Using many examples,
Mr. Siegel showed that while in the history of poetry people have gone
back and forth between saying "order is the thing we should go for" and
saying "freedom is what we need," in all true poetry--whether of the 17th
century or the 20th--"the music that is freedom and order at once has to
be there." And he showed too, that poetry has what people urgently
need. "To see the history of poetry," Mr. Siegel said, "we
have to see how, as people at night go from one part of the bed to the
other--there is a feverish going for freedom and order."
To show what
he called revolt in behalf of order and precision in poetry, Mr. Siegel
read from the 17th-century French critic Nicolas Boileau's L'Art Poetique,
The Art of Poetry, translated by Sir William Soame with the assistance
of the English poet John Dryden. Boileau said that French verse had
"depended too much on the whims of persons," and, Mr. Siegel pointed out,
"he asked for a certain respect for the art of verse.... a clear control
in poetry." In L'Art Poetique--one of the most famous writings in
world literature--Boileau criticizes in poetic verse the excesses and discordance
of earlier writers, and sets down the literary laws of classical poetry.
This is from Canto I:
Write what your reader may
be pleas'd to hear;
And for the measure have a careful
ear.
On easy numbers fix your happy choice;
Of jarring sounds avoid the odious
noise:
The fullest verse and the most labor'd
sense
Displease us, if the ear once take
offense.
"That is a call for order," Mr.
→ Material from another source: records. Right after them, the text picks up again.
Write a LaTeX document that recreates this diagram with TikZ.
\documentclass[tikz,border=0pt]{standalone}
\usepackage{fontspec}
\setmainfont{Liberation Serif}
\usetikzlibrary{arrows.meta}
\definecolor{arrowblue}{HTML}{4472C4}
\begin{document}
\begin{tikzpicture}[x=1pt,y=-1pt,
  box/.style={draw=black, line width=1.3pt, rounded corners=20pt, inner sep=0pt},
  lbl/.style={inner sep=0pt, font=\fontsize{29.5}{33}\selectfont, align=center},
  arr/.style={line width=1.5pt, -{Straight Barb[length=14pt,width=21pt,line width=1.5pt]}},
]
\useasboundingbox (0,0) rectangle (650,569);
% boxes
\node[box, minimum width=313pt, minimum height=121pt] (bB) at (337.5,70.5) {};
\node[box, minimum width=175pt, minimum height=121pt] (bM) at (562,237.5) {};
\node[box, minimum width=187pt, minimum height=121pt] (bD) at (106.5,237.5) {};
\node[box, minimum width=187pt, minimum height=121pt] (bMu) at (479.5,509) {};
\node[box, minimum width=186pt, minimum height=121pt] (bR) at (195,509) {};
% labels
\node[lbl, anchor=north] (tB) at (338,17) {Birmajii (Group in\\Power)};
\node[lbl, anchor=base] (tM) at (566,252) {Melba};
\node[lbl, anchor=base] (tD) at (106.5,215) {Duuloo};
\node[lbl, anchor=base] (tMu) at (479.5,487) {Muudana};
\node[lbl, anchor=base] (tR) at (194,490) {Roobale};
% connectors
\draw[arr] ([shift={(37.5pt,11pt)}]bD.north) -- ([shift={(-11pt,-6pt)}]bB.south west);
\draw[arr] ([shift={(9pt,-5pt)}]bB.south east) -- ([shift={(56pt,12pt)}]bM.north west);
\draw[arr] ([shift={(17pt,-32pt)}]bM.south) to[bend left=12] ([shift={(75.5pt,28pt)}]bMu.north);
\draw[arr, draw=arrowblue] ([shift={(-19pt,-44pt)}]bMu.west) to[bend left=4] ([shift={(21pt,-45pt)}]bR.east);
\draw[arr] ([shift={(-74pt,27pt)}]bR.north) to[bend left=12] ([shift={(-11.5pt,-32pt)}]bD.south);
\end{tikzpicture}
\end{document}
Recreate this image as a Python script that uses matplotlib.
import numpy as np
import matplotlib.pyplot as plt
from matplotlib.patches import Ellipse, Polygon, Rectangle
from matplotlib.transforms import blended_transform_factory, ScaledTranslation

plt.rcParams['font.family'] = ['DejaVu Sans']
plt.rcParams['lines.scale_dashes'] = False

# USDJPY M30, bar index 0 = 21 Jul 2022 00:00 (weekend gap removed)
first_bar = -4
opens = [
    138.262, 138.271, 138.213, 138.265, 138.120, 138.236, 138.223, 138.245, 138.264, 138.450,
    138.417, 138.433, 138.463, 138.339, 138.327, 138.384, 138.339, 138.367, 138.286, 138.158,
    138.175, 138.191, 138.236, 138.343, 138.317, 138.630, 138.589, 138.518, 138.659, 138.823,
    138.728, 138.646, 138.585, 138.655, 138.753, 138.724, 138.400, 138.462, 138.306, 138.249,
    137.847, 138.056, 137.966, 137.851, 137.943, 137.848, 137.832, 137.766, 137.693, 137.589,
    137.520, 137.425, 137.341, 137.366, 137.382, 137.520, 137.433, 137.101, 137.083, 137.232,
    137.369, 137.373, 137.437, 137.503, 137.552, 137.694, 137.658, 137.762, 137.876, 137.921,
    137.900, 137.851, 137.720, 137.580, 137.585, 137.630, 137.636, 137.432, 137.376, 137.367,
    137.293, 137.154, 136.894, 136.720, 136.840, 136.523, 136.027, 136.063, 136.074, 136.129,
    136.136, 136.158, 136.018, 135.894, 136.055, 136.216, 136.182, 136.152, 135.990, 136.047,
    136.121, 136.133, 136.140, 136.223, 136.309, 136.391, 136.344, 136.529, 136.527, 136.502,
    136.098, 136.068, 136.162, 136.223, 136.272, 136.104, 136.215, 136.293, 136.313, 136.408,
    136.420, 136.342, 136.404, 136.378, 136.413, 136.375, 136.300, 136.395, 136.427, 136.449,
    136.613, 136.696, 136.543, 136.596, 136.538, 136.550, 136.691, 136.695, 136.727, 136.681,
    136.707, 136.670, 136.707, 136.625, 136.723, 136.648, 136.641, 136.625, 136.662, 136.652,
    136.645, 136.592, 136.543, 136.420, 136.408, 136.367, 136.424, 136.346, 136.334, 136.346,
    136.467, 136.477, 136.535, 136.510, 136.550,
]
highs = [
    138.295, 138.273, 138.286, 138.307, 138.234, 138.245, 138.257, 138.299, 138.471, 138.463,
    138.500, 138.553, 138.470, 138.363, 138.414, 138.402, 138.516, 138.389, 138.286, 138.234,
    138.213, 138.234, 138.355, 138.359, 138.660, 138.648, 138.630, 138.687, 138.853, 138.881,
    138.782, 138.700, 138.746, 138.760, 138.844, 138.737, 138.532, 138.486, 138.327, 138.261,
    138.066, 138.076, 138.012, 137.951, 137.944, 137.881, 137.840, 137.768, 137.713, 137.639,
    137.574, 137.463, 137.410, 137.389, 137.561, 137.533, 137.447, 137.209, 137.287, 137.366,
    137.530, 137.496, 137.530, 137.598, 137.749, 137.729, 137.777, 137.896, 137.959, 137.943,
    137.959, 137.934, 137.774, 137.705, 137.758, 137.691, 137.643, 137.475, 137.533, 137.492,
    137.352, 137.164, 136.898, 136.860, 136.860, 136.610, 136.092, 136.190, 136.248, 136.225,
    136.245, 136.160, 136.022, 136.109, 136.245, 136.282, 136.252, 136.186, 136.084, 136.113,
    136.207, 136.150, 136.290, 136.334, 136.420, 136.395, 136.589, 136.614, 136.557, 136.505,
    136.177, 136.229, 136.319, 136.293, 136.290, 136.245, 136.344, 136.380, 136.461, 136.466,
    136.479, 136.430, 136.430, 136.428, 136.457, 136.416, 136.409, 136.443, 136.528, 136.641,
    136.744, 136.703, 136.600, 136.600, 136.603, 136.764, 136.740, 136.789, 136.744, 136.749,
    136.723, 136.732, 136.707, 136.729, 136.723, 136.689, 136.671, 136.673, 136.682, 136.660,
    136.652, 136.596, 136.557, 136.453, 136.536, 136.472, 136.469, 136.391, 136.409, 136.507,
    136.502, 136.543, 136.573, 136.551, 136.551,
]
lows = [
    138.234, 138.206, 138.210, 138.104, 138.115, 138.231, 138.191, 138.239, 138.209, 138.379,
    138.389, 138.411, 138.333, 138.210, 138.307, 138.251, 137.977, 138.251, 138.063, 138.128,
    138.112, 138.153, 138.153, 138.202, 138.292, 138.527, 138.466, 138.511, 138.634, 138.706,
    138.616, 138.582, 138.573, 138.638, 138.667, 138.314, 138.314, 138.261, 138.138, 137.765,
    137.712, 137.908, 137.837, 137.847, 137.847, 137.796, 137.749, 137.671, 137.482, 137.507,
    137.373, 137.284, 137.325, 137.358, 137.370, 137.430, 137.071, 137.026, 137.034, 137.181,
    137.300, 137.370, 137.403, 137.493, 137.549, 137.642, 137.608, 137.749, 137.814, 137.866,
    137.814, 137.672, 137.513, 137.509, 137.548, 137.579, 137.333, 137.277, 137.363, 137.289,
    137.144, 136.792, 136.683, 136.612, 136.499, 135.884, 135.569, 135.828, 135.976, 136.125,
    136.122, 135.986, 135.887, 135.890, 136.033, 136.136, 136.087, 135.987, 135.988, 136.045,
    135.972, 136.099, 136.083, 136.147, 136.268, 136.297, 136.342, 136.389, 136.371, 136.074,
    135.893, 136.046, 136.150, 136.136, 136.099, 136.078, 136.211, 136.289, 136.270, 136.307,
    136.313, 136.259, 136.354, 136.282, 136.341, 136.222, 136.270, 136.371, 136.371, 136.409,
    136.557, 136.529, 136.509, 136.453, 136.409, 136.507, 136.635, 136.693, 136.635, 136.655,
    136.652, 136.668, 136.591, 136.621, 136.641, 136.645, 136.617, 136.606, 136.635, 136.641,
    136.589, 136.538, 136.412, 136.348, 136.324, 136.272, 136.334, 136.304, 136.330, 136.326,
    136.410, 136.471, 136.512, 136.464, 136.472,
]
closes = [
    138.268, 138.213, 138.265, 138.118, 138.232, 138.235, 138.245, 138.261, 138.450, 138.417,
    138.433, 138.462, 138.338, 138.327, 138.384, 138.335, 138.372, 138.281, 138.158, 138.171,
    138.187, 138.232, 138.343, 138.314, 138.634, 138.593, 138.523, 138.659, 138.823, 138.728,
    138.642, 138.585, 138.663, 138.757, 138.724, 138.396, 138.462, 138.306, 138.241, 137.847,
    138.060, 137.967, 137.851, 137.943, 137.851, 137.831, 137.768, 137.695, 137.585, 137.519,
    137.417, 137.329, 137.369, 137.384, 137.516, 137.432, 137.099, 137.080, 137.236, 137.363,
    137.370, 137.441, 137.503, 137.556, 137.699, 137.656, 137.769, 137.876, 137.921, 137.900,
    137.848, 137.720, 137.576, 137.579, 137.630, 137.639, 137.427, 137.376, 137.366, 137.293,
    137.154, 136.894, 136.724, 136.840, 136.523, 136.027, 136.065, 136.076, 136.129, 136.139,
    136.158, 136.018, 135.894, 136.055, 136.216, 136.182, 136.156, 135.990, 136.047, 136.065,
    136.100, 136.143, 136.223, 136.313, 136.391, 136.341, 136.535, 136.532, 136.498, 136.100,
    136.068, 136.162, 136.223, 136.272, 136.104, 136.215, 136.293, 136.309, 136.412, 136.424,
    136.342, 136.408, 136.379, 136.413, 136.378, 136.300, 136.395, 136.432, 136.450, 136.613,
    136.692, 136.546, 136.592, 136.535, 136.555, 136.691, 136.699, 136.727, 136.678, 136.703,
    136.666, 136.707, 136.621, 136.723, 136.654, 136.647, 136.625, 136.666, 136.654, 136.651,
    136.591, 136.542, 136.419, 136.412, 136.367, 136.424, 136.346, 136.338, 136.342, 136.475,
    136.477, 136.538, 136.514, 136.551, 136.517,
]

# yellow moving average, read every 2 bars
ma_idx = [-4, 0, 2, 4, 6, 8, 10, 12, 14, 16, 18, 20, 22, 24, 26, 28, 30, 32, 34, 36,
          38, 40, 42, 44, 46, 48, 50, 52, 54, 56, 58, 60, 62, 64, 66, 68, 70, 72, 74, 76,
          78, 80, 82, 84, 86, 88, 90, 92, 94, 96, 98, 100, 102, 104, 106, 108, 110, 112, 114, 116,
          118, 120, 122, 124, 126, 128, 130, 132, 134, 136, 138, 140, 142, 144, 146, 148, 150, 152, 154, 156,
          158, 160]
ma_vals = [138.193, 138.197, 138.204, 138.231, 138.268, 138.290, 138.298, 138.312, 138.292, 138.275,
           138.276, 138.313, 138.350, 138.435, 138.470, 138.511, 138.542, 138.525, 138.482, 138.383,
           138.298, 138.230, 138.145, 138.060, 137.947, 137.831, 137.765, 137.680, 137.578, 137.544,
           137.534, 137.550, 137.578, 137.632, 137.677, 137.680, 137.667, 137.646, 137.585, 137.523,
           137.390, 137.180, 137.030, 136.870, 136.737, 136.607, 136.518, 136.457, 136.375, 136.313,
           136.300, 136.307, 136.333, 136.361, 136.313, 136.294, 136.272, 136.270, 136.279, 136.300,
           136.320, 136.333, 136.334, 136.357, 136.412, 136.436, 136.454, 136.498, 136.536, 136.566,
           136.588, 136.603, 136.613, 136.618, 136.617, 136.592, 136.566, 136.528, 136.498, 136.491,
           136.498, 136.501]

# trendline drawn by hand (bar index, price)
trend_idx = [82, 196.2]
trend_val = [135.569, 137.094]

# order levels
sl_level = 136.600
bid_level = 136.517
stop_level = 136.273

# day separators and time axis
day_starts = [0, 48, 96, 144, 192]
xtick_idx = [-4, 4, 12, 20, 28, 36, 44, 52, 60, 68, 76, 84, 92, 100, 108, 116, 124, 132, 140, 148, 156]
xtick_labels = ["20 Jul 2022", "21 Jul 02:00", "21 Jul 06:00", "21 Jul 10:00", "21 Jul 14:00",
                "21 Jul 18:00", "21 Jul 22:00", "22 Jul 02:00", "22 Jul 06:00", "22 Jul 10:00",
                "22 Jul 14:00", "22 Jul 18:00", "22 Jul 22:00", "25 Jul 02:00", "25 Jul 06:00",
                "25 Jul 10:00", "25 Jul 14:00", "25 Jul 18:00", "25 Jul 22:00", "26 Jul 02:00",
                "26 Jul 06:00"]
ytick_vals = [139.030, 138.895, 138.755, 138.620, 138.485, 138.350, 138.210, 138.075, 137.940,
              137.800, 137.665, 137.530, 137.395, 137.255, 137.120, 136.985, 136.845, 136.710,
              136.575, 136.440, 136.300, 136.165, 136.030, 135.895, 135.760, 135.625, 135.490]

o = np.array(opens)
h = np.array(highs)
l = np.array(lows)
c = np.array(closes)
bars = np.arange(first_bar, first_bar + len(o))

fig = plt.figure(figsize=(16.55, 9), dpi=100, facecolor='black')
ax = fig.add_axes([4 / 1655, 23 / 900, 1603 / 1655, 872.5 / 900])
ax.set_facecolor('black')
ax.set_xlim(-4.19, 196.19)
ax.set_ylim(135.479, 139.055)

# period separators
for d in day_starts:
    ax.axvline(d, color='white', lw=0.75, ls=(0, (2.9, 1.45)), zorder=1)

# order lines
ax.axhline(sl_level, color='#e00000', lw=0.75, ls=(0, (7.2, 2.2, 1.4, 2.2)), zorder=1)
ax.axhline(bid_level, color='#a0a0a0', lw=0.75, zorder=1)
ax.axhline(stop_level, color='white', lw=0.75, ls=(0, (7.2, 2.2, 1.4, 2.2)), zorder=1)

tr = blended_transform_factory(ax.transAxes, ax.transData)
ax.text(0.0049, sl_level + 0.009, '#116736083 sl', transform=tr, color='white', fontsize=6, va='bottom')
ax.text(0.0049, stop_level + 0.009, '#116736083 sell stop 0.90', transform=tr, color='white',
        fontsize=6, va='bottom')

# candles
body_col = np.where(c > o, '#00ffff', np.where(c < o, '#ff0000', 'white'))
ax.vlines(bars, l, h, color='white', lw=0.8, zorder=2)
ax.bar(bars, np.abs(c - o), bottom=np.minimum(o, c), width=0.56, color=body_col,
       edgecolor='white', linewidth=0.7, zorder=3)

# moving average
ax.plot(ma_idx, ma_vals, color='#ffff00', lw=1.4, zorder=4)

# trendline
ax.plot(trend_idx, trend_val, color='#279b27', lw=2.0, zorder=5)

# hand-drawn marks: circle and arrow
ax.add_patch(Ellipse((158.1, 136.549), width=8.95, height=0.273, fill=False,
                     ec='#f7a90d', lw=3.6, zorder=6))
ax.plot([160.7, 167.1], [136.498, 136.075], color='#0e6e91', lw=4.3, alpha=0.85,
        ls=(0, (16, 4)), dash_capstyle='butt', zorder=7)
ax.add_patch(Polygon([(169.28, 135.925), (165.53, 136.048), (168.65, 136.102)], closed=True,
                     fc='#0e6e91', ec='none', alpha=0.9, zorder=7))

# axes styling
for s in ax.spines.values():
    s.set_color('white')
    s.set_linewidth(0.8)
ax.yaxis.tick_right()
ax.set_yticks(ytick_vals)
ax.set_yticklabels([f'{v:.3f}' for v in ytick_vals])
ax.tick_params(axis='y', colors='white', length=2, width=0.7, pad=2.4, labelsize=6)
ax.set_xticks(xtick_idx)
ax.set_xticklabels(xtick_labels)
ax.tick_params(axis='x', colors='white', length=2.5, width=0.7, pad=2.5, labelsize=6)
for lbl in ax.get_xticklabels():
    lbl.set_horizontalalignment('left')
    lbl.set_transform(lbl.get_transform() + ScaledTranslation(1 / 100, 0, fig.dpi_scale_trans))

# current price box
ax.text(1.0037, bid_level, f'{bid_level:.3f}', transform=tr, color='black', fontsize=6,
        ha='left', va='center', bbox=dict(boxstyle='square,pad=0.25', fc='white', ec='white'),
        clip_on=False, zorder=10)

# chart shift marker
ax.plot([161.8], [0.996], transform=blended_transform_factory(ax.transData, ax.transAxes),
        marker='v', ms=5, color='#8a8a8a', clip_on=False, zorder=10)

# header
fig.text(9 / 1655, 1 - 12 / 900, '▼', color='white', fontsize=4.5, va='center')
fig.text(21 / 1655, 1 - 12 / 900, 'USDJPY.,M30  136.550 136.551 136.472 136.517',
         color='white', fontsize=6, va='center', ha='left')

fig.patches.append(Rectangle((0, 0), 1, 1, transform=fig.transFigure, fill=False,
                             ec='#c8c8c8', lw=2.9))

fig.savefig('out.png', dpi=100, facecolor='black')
Siegel
said. "And order," he explained "can never be suppressed because
it is of reality itself. The atoms, electrons, protons, neutrons
and positrons all have a little yearning for order...and they would also
like to be free. These things are not rules of poetry," he continued.
"Poetry is trying to show the beauty of the co-presence of free-dom and
order." Mr. Siegel then translated from the French, the lines
where Boileau says it was the late 16th, early 17th century poet Francois
de Malherbe who brought a new and needed order to French verse. Though
that is not strictly true, Mr. Siegel noted, Boileau says it very poetically.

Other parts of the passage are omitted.